Recorded data ->

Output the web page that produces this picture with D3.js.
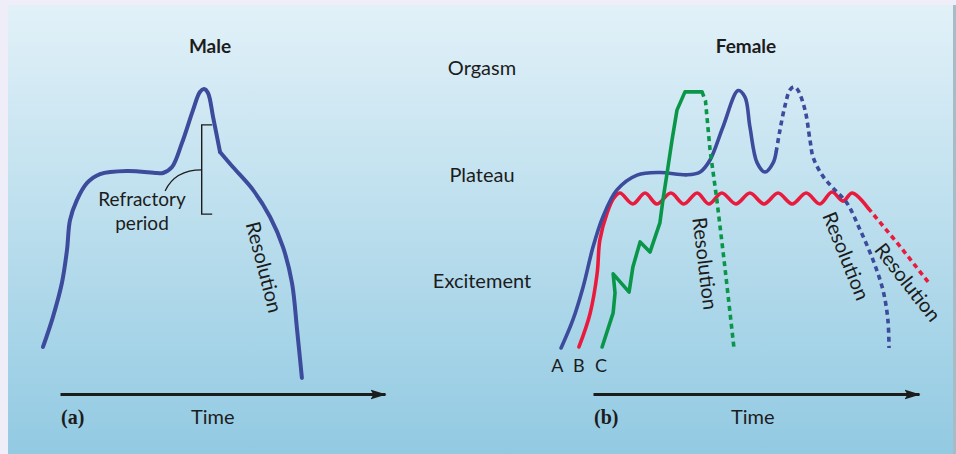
<!DOCTYPE html>
<html>
<head>
<meta charset="utf-8">
<script src="https://cdn.jsdelivr.net/npm/d3@7"></script>
<style>
  body { margin: 0; background: #efedf7; }
  svg { display: block; }
  text { font-family: Lato, "Open Sans", sans-serif; fill: #1c1c1c; }
</style>
</head>
<body>
<svg id="chart" width="956" height="454"></svg>
<script>
// arousal stage labels (level on the shared y scale)
const stageNames = ["Excitement", "Plateau", "Orgasm"];
const stageLevels = [23, 64, 105];

// male response: [time, arousal level]
const maleRise = [[1, 0.4], [4.3, 11.9], [7.3, 25], [9, 37.7], [10, 49.2], [12.3, 56.9], [15.7, 63.5], [20, 66.9], [29, 68.1], [39, 67.3], [41, 67.3], [44, 69.6], [47.3, 78.8], [51, 91.5], [53.3, 98.5], [54.7, 99.6], [56, 98.1], [57.7, 88.8], [60, 75.4]];
const maleResolution = [[60, 75.4], [64.3, 69.6], [71, 60.8], [76.7, 50.4], [81, 38.8], [84, 25], [85.7, 6.9], [87.3, -11.5]];

// female response patterns A, B, C
const femaleA = [[1.6, 0], [4.7, 10.8], [7.4, 23.5], [10, 38.8], [12.6, 50.4], [16.3, 60.8], [21.6, 66.5], [27.6, 67.5], [34.7, 66.6], [38.2, 67.7], [40.8, 72.3], [44.2, 85], [48.2, 99], [50, 96.5], [51.3, 85], [53.2, 71.2], [55.3, 67.7], [57.4, 71.2], [58.2, 75.4]];
const femaleAResolution = [[58.2, 75.4], [59.2, 83.8], [60.5, 93], [61.8, 99.2], [62.9, 100.4], [63.9, 99.2], [65.8, 91.5], [67.1, 80], [67.9, 73.5], [70.3, 66.5], [73.2, 61.5], [76.8, 55.8], [80.3, 45.4], [83.7, 33.8], [86.3, 22.3], [87.6, 10.8], [87.9, 0]];

const femaleB = [[6.3, 0.4], [9.2, 13.1], [11.1, 28.8], [11.8, 41.5], [13.7, 51.9], [15.5, 57.7], [17.1, 59.6],
  [20.5, 55.4], [23.7, 59.6], [26.8, 55.4], [30.5, 59.6], [33.9, 55.4], [37.4, 59.6], [40.5, 55.4], [43.9, 59.6], [47.6, 55.4],
  [51.3, 59.6], [55, 55.4], [58.7, 59.6], [62.4, 55.4], [66.1, 59.6], [69.7, 55.4], [72.9, 60], [75.8, 56.5], [78.2, 59.6], [82.4, 53.8]];
const femaleBResolution = [[82.4, 53.8], [90.3, 40], [98.2, 25.4]];

const femaleC = [[12.4, 0.4], [15.3, 13.5], [15.8, 21.2], [15.3, 28.5], [19.5, 21.5], [20.5, 31.2], [22.4, 40.8], [25, 36.9], [27.6, 48.1], [28.4, 56.9], [29.5, 67.3], [30.8, 80], [32.1, 91.5], [34.2, 98.5], [38.7, 98.5]];
const femaleCResolution = [[38.7, 98.5], [39.6, 95], [40.8, 76.2], [42.6, 56.9], [44.7, 31.2], [47.1, 0]];

const colors = { A: "#3c4b9b", B: "#ea1a3d", C: "#0a9648" };

let svg = d3.select("#chart");

// background panel
let defs = svg.append("defs");
let grad = defs.append("linearGradient").attr("id", "bg").attr("x1", 0).attr("y1", 0).attr("x2", 0).attr("y2", 1);
grad.append("stop").attr("offset", "0%").attr("stop-color", "#e2f1f8");
grad.append("stop").attr("offset", "100%").attr("stop-color", "#92cae2");

defs.append("marker")
  .attr("id", "arrow")
  .attr("viewBox", "0 -6 16 12")
  .attr("refX", 15)
  .attr("refY", 0)
  .attr("markerWidth", 16)
  .attr("markerHeight", 12)
  .attr("markerUnits", "userSpaceOnUse")
  .attr("orient", "auto")
  .append("path")
  .attr("d", "M0,-4.8L16,0L0,4.8L3,0Z")
  .attr("fill", "#1c1c1c");

svg.append("rect").attr("x", 8).attr("y", 5).attr("width", 945).attr("height", 449).attr("fill", "url(#bg)");
svg.append("rect").attr("x", 953).attr("y", 5).attr("width", 3).attr("height", 449).attr("fill", "#a8bcc7");

// scales
let y = d3.scaleLinear().domain([0, 100]).range([348, 88]);
let xMale = d3.scaleLinear().domain([0, 100]).range([40, 340]);
let xFemale = d3.scaleLinear().domain([0, 100]).range([555, 935]);

function lineFor(x, curve) {
  return d3.line()
    .x(d => x(d[0]))
    .y(d => y(d[1]))
    .curve(curve);
}

let smoothMale = lineFor(xMale, d3.curveCatmullRom.alpha(0.5));
let smoothFemale = lineFor(xFemale, d3.curveCatmullRom.alpha(0.5));
let straightFemale = lineFor(xFemale, d3.curveLinear);

function draw(data, gen, color, width, dashed) {
  svg.append("path")
    .datum(data)
    .attr("d", gen)
    .attr("fill", "none")
    .attr("stroke", color)
    .attr("stroke-width", width)
    .attr("stroke-linejoin", "round")
    .attr("stroke-linecap", dashed ? "butt" : "round")
    .attr("stroke-dasharray", dashed ? "5,4" : null);
}

// ---- (a) male ----
draw(maleRise, smoothMale, colors.A, 4, false);
draw(maleResolution, smoothMale, colors.A, 4, false);

// refractory period bracket
let bx = xMale(53.9);
svg.append("path")
  .attr("d", "M" + (bx + 10.5) + "," + y(85.8) + "H" + bx + "V" + y(51.5) + "H" + (bx + 10.5))
  .attr("fill", "none")
  .attr("stroke", "#1c1c1c")
  .attr("stroke-width", 1.4);
svg.append("path")
  .attr("d", "M" + bx + "," + y(68.5) + "Q" + xMale(45) + "," + y(68.5) + " " + xMale(41.7) + "," + y(60.4))
  .attr("fill", "none")
  .attr("stroke", "#1c1c1c")
  .attr("stroke-width", 1.2);

svg.append("text").attr("x", xMale(34)).attr("y", y(54.5)).attr("text-anchor", "middle")
  .attr("font-size", 19).text("Refractory");
svg.append("text").attr("x", xMale(34)).attr("y", y(45.3)).attr("text-anchor", "middle")
  .attr("font-size", 19).text("period");

// ---- (b) female ----
draw(femaleB, smoothFemale, colors.B, 3.6, false);
draw(femaleBResolution, straightFemale, colors.B, 3.6, true);
draw(femaleA, smoothFemale, colors.A, 3.6, false);
draw(femaleAResolution, smoothFemale, colors.A, 3.6, true);
draw(femaleC, straightFemale, colors.C, 3.6, false);
draw(femaleCResolution, straightFemale, colors.C, 3.6, true);

// curve names at their starting points
let starts = [["A", femaleA[0][0] - 1], ["B", femaleB[0][0]], ["C", femaleC[0][0] - 0.3]];
svg.selectAll("text.start")
  .data(starts)
  .enter()
  .append("text")
  .attr("class", "start")
  .attr("x", d => xFemale(d[1]))
  .attr("y", 372)
  .attr("text-anchor", "middle")
  .attr("font-size", 18)
  .text(d => d[0]);

// "Resolution" labels: [x scale, time, level, angle]
let resolutionLabels = [
  [xMale, 75, 31.2, 75.5],
  [xFemale, 39.7, 32.5, 83],
  [xFemale, 76.8, 35.5, 68],
  [xFemale, 93, 25.5, 52]
];
resolutionLabels.forEach(function (d) {
  let px = d[0](d[1]);
  let py = y(d[2]);
  svg.append("text")
    .attr("transform", "translate(" + px + "," + py + ") rotate(" + d[3] + ")")
    .attr("text-anchor", "middle")
    .attr("dominant-baseline", "central")
    .attr("font-size", 20)
    .text("Resolution");
});

// stage labels in the middle
svg.selectAll("text.stage")
  .data(stageNames)
  .enter()
  .append("text")
  .attr("class", "stage")
  .attr("x", 482)
  .attr("y", (d, i) => y(stageLevels[i]))
  .attr("text-anchor", "middle")
  .attr("font-size", 20)
  .text(d => d);

// titles
svg.append("text").attr("x", 210).attr("y", 53).attr("text-anchor", "middle")
  .attr("font-size", 19).attr("font-weight", "bold").text("Male");
svg.append("text").attr("x", 746).attr("y", 53).attr("text-anchor", "middle")
  .attr("font-size", 19).attr("font-weight", "bold").text("Female");

// time axes
let panels = [
  { range: [60, 385], tag: "(a)", labelAt: 0.47 },
  { range: [593, 919], tag: "(b)", labelAt: 0.49 }
];
panels.forEach(function (p) {
  let t = d3.scaleLinear().domain([0, 1]).range(p.range);
  let g = svg.append("g")
    .attr("transform", "translate(0,394)")
    .call(d3.axisBottom(t).tickValues([]).tickSizeOuter(0));
  g.select(".domain")
    .attr("stroke", "#1c1c1c")
    .attr("stroke-width", 3)
    .attr("marker-end", "url(#arrow)");

  svg.append("text").attr("x", t(p.labelAt)).attr("y", 424).attr("text-anchor", "middle")
    .attr("font-size", 20).text("Time");
  svg.append("text").attr("x", p.range[0] + 1).attr("y", 424)
    .style("font-family", "'Liberation Serif', 'DejaVu Serif', serif")
    .attr("font-weight", "bold")
    .attr("font-size", 20)
    .text(p.tag);
});
</script>
</body>
</html>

Your goal ->
Starting at the top of the listing above, reproduce each line up to and including the one with "10.8], [87.9, 0]];"; omit the pictures.

Solution to this task ->
Output the web page that produces this picture with D3.js.
<!DOCTYPE html>
<html>
<head>
<meta charset="utf-8">
<script src="https://cdn.jsdelivr.net/npm/d3@7"></script>
<style>
  body { margin: 0; background: #efedf7; }
  svg { display: block; }
  text { font-family: Lato, "Open Sans", sans-serif; fill: #1c1c1c; }
</style>
</head>
<body>
<svg id="chart" width="956" height="454"></svg>
<script>
// arousal stage labels (level on the shared y scale)
const stageNames = ["Excitement", "Plateau", "Orgasm"];
const stageLevels = [23, 64, 105];

// male response: [time, arousal level]
const maleRise = [[1, 0.4], [4.3, 11.9], [7.3, 25], [9, 37.7], [10, 49.2], [12.3, 56.9], [15.7, 63.5], [20, 66.9], [29, 68.1], [39, 67.3], [41, 67.3], [44, 69.6], [47.3, 78.8], [51, 91.5], [53.3, 98.5], [54.7, 99.6], [56, 98.1], [57.7, 88.8], [60, 75.4]];
const maleResolution = [[60, 75.4], [64.3, 69.6], [71, 60.8], [76.7, 50.4], [81, 38.8], [84, 25], [85.7, 6.9], [87.3, -11.5]];

// female response patterns A, B, C
const femaleA = [[1.6, 0], [4.7, 10.8], [7.4, 23.5], [10, 38.8], [12.6, 50.4], [16.3, 60.8], [21.6, 66.5], [27.6, 67.5], [34.7, 66.6], [38.2, 67.7], [40.8, 72.3], [44.2, 85], [48.2, 99], [50, 96.5], [51.3, 85], [53.2, 71.2], [55.3, 67.7], [57.4, 71.2], [58.2, 75.4]];
const femaleAResolution = [[58.2, 75.4], [59.2, 83.8], [60.5, 93], [61.8, 99.2], [62.9, 100.4], [63.9, 99.2], [65.8, 91.5], [67.1, 80], [67.9, 73.5], [70.3, 66.5], [73.2, 61.5], [76.8, 55.8], [80.3, 45.4], [83.7, 33.8], [86.3, 22.3], [87.6, 10.8], [87.9, 0]];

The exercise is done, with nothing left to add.